To get started, you need your API credentials, your Username and Password. You can find these credentials in the Access Parameters tab of newly created Scraping Browser.

Installation

npm i puppeteer-core

Sample Code

Try running the example script below (swap in your credentials, zone, and target URL):

const puppeteer = require('puppeteer-core');  
const AUTH = 'USER:PASS';  
const SBR_WS_ENDPOINT = `wss://${AUTH}@brd.superproxy.io:9222`;  
  
async function main() {  
    console.log('Connecting to Scraping Browser...');  
    const browser = await puppeteer.connect({  
        browserWSEndpoint: SBR_WS_ENDPOINT,  
   });  
    try {  
        console.log('Connected! Navigating...');  
        const page = await browser.newPage();  
        await page.goto('https://example.com', { timeout: 2 * 60 * 1000 });  
        console.log('Taking screenshot to page.png');  
        await page.screenshot({ path: './page.png', fullPage: true });  
   console.log('Navigated! Scraping page content...');  
 const html = await page.content();  
 console.log(html)  
 // CAPTCHA solving: If you know you are likely to encounter a CAPTCHA on your target page, add the following few lines of code to get the status of Scraping Browser's automatic CAPTCHA solver   
 // Note 1: If no captcha was found it will return not_detected status after detectTimeout   
 // Note 2: Once a CAPTCHA is solved, if there is a form to submit, it will be submitted by default   
 // const client = await page.target().createCDPSession();  
 // const {status} = await client.send('Captcha.solve', {detectTimeout: 30*1000});   
 // console.log(`Captcha solve status: ${status}`)   
    } finally {  
        await browser.close();  
   }  
}  
  
if (require.main === module) {  
    main().catch(err => {  
        console.error(err.stack || err);  
        process.exit(1);  
   });  
}

Run the Script

Save the above code as script.js and run it using this command:

node script.js

View live browser session

The Scraping Browser Debugger enables developers to inspect, analyze, and fine-tune their code alongside Chrome Dev Tools, resulting in better control, visibility, and efficiency. You can integrate the following code snippet to launch devtools automatically for every session:

// Node.js Puppeteer - launch devtools locally  
  
const { exec } = require('child_process');  
const chromeExecutable = 'google-chrome';  
  
const delay = ms => new Promise(resolve => setTimeout(resolve, ms));  
const openDevtools = async (page, client) => {  
    // get current frameId  
    const frameId = page.mainFrame()._id;  
    // get URL for devtools from scraping browser  
    const { url: inspectUrl } = await client.send('Page.inspect', { frameId });  
    // open devtools URL in local chrome  
    exec(`"${chromeExecutable}" "${inspectUrl}"`, error => {  
        if (error)  
            throw new Error('Unable to open devtools: ' + error);  
    });  
    // wait for devtools ui to load  
    await delay(5000);  
};  
  
const page = await browser.newPage();  
const client = await page.target().createCDPSession();  
await openDevtools(page, client);  
await page.goto('http://example.com');

Single Navigation Per Session

Scraping Browser sessions are structured to allow one initial navigation per session. This initial navigation refers to the first instance of loading the target site from which data is to be extracted. Following this, users are free to navigate the site using clicks, scrolls, and other interactive actions within the same session. However, to start a new scraping job, either on the same site or a different one, from the initial navigation stage, it is necessary to begin a new session.

Session Time Limits

Scraping Browser has 2 kinds of timeouts aimed to safeguard our customers from uncontrolled usage.
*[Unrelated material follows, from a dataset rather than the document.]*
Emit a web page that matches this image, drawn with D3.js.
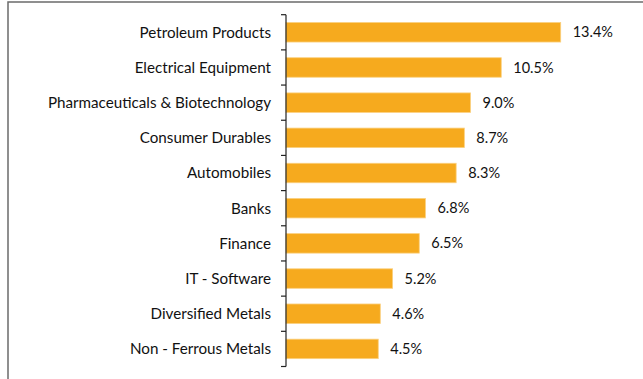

  1. Idle Session Timeout: in case a browser session is kept open for 5 minutes and above in an idle mode, meaning no usage going through it, Scraping Browser will automatically timeout the session.
  2. Maximum Session Length Timeout: Scraping Browser session can last up to 30 minutes. Once the maximum session time is reached the session will automatically timeout.